── Dataset section ──

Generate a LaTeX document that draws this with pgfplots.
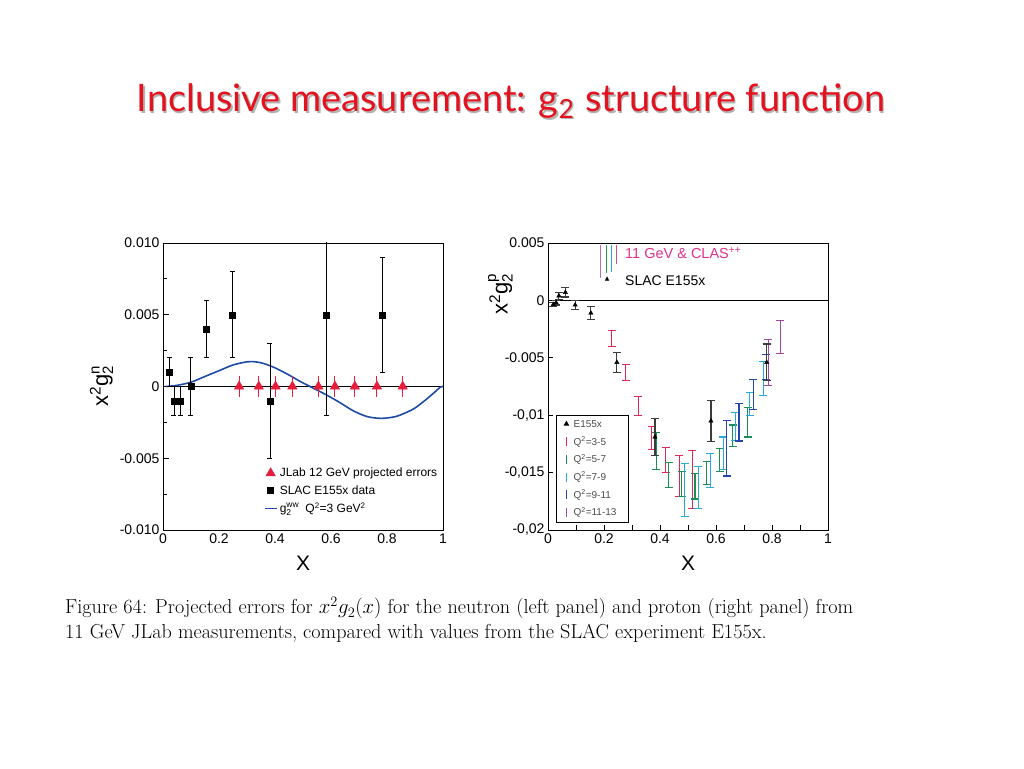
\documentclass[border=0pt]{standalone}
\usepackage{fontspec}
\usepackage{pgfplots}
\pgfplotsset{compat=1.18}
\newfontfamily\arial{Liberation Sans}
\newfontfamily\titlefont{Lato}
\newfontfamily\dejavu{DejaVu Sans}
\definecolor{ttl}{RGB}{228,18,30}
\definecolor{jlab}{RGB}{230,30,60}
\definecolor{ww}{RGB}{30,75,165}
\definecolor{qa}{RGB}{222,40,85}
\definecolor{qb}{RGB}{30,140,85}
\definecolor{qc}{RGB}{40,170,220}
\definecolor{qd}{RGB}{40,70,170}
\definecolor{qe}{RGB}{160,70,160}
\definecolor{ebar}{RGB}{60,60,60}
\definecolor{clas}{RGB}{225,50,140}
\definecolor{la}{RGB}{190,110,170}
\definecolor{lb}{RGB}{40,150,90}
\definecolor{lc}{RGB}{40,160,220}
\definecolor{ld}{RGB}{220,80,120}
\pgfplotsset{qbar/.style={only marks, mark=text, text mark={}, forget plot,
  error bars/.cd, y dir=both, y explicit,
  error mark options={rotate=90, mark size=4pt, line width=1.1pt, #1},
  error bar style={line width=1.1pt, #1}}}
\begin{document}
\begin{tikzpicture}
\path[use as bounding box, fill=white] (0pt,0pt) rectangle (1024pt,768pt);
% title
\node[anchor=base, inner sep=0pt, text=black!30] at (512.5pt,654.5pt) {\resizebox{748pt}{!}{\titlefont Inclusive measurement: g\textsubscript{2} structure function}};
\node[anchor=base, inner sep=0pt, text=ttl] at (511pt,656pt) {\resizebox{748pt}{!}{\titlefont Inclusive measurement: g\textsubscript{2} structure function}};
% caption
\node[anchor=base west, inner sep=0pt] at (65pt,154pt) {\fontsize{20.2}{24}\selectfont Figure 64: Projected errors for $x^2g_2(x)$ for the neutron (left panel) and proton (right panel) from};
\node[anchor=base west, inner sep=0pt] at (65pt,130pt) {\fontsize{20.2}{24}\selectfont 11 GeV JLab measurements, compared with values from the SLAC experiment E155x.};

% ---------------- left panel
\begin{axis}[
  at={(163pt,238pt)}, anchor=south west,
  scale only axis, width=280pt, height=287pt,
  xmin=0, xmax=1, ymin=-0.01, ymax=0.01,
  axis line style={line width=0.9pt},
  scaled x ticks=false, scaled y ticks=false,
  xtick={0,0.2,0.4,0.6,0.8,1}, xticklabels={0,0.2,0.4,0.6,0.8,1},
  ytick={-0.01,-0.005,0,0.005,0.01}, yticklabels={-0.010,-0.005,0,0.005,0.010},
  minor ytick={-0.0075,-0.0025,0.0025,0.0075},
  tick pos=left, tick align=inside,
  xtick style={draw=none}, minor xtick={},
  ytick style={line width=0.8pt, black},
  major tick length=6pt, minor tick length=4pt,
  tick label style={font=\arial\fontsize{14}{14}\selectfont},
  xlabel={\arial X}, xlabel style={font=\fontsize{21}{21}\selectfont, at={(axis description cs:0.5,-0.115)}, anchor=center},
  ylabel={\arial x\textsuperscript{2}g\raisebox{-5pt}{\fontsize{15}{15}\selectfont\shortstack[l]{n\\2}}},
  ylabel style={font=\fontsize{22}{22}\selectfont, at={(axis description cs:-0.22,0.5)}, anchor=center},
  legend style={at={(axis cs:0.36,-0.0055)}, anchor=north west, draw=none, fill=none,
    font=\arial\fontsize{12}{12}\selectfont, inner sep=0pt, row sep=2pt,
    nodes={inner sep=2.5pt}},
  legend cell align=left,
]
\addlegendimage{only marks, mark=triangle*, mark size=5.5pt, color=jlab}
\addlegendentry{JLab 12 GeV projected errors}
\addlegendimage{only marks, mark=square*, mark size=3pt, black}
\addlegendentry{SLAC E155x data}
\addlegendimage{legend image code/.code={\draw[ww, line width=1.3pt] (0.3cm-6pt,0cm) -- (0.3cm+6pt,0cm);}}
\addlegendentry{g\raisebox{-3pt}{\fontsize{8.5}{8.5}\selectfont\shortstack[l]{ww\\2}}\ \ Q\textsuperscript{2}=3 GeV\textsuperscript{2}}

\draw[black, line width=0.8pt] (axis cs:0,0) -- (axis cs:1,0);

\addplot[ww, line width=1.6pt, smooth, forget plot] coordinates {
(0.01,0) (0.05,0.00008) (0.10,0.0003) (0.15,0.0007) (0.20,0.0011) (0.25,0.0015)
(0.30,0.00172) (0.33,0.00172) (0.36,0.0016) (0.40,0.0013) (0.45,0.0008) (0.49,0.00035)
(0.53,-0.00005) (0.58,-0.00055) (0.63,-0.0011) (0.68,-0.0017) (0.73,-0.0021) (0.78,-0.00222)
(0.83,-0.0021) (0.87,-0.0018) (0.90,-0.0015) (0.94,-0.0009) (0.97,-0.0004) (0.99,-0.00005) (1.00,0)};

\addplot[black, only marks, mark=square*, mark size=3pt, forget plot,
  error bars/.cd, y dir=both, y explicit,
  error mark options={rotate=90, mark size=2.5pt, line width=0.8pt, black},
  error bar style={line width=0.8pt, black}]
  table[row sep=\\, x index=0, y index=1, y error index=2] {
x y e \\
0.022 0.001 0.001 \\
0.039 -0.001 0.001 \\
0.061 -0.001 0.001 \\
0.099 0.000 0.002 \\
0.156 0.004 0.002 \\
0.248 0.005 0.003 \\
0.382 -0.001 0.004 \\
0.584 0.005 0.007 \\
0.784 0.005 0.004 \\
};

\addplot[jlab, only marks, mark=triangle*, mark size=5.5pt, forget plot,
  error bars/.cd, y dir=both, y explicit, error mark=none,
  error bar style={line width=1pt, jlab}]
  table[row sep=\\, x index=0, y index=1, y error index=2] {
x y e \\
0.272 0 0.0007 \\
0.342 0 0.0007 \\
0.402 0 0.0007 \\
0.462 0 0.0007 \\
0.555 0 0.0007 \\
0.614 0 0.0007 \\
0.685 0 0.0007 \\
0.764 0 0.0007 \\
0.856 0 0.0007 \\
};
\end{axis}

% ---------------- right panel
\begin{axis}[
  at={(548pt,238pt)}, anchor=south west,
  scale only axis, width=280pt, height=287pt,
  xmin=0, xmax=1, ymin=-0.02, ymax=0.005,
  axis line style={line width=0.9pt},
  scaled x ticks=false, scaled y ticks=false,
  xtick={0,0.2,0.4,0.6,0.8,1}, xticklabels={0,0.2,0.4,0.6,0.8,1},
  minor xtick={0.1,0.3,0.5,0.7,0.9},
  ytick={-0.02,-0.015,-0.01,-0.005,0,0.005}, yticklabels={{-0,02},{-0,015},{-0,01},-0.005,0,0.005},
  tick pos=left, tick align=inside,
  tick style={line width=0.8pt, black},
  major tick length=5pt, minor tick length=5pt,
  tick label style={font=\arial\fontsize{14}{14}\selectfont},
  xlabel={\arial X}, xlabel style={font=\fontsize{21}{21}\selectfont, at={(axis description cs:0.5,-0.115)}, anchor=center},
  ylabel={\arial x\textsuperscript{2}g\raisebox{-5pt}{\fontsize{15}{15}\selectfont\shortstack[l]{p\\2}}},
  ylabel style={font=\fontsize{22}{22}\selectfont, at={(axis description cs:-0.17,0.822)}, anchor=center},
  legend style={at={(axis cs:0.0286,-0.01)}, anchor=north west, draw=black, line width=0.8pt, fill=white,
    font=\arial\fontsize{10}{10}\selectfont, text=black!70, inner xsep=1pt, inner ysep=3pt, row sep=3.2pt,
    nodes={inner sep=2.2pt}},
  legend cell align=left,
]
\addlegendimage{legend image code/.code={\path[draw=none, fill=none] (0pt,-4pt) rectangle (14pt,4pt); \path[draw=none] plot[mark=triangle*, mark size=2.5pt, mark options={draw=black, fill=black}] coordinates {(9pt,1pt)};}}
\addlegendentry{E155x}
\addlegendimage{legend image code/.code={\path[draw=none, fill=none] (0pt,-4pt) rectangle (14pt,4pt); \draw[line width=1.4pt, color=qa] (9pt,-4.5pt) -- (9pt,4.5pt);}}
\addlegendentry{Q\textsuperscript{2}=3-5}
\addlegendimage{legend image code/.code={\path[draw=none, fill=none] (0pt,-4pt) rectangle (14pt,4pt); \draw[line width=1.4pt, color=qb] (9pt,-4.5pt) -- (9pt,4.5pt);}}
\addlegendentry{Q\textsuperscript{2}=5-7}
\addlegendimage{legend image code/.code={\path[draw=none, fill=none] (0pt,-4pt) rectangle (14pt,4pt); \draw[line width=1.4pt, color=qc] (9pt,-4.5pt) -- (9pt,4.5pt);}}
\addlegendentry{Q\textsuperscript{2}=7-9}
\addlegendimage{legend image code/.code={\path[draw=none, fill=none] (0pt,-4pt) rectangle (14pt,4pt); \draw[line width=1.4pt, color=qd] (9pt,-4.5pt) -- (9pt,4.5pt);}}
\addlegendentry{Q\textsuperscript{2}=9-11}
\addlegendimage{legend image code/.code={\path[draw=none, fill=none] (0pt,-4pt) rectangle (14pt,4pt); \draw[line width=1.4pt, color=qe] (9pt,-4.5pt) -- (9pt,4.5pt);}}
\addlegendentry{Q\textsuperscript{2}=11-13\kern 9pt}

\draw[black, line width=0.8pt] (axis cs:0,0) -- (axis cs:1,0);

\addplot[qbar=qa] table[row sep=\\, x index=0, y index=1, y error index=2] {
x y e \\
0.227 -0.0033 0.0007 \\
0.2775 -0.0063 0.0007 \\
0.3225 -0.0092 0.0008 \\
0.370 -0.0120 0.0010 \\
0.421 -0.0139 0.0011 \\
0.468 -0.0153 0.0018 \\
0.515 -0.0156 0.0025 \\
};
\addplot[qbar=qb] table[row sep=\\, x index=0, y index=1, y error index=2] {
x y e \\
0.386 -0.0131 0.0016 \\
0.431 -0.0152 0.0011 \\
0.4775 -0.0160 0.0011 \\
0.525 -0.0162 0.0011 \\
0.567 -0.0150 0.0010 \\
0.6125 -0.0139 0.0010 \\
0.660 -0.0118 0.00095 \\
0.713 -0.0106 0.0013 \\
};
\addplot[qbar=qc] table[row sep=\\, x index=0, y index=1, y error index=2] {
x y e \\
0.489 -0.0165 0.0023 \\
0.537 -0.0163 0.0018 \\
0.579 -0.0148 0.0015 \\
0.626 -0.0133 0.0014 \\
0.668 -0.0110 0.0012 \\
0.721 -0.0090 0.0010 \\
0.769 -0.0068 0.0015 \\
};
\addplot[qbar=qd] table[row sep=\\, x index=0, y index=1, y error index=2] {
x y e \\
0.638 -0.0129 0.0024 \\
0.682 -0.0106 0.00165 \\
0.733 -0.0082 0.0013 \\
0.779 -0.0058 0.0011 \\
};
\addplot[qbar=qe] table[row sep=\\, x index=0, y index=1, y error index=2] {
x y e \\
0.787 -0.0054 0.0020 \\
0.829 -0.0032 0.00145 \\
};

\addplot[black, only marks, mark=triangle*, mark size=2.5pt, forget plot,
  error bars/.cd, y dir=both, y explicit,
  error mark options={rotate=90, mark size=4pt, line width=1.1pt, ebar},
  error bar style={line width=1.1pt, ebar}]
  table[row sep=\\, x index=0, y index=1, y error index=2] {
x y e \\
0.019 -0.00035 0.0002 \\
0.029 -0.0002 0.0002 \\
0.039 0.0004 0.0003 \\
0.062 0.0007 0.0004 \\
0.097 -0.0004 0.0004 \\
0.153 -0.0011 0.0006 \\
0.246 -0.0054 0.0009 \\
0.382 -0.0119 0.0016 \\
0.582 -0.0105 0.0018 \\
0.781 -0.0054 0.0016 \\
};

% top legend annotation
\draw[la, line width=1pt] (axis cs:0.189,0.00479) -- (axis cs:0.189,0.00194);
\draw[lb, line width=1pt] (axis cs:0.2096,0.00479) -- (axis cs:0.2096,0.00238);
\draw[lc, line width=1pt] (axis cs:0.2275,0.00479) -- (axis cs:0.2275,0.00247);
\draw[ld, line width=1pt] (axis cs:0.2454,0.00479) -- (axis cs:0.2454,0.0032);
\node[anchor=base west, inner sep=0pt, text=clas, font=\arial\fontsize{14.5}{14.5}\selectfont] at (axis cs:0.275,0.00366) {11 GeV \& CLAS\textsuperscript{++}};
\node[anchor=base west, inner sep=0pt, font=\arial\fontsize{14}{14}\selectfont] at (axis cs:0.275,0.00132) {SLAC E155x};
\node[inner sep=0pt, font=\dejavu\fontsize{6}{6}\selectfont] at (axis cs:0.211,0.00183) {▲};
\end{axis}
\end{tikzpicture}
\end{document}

───

Task to complete:
Your task is to restate word for word the lines from the top of the data to the line containing "sep=0pt] at (65pt,130pt)", both ends included, with every picture left out.

Solution for this exercise:
Generate a LaTeX document that draws this with pgfplots.
\documentclass[border=0pt]{standalone}
\usepackage{fontspec}
\usepackage{pgfplots}
\pgfplotsset{compat=1.18}
\newfontfamily\arial{Liberation Sans}
\newfontfamily\titlefont{Lato}
\newfontfamily\dejavu{DejaVu Sans}
\definecolor{ttl}{RGB}{228,18,30}
\definecolor{jlab}{RGB}{230,30,60}
\definecolor{ww}{RGB}{30,75,165}
\definecolor{qa}{RGB}{222,40,85}
\definecolor{qb}{RGB}{30,140,85}
\definecolor{qc}{RGB}{40,170,220}
\definecolor{qd}{RGB}{40,70,170}
\definecolor{qe}{RGB}{160,70,160}
\definecolor{ebar}{RGB}{60,60,60}
\definecolor{clas}{RGB}{225,50,140}
\definecolor{la}{RGB}{190,110,170}
\definecolor{lb}{RGB}{40,150,90}
\definecolor{lc}{RGB}{40,160,220}
\definecolor{ld}{RGB}{220,80,120}
\pgfplotsset{qbar/.style={only marks, mark=text, text mark={}, forget plot,
  error bars/.cd, y dir=both, y explicit,
  error mark options={rotate=90, mark size=4pt, line width=1.1pt, #1},
  error bar style={line width=1.1pt, #1}}}
\begin{document}
\begin{tikzpicture}
\path[use as bounding box, fill=white] (0pt,0pt) rectangle (1024pt,768pt);
% title
\node[anchor=base, inner sep=0pt, text=black!30] at (512.5pt,654.5pt) {\resizebox{748pt}{!}{\titlefont Inclusive measurement: g\textsubscript{2} structure function}};
\node[anchor=base, inner sep=0pt, text=ttl] at (511pt,656pt) {\resizebox{748pt}{!}{\titlefont Inclusive measurement: g\textsubscript{2} structure function}};
% caption
\node[anchor=base west, inner sep=0pt] at (65pt,154pt) {\fontsize{20.2}{24}\selectfont Figure 64: Projected errors for $x^2g_2(x)$ for the neutron (left panel) and proton (right panel) from};
\node[anchor=base west, inner sep=0pt] at (65pt,130pt) {\fontsize{20.2}{24}\selectfont 11 GeV JLab measurements, compared with values from the SLAC experiment E155x.};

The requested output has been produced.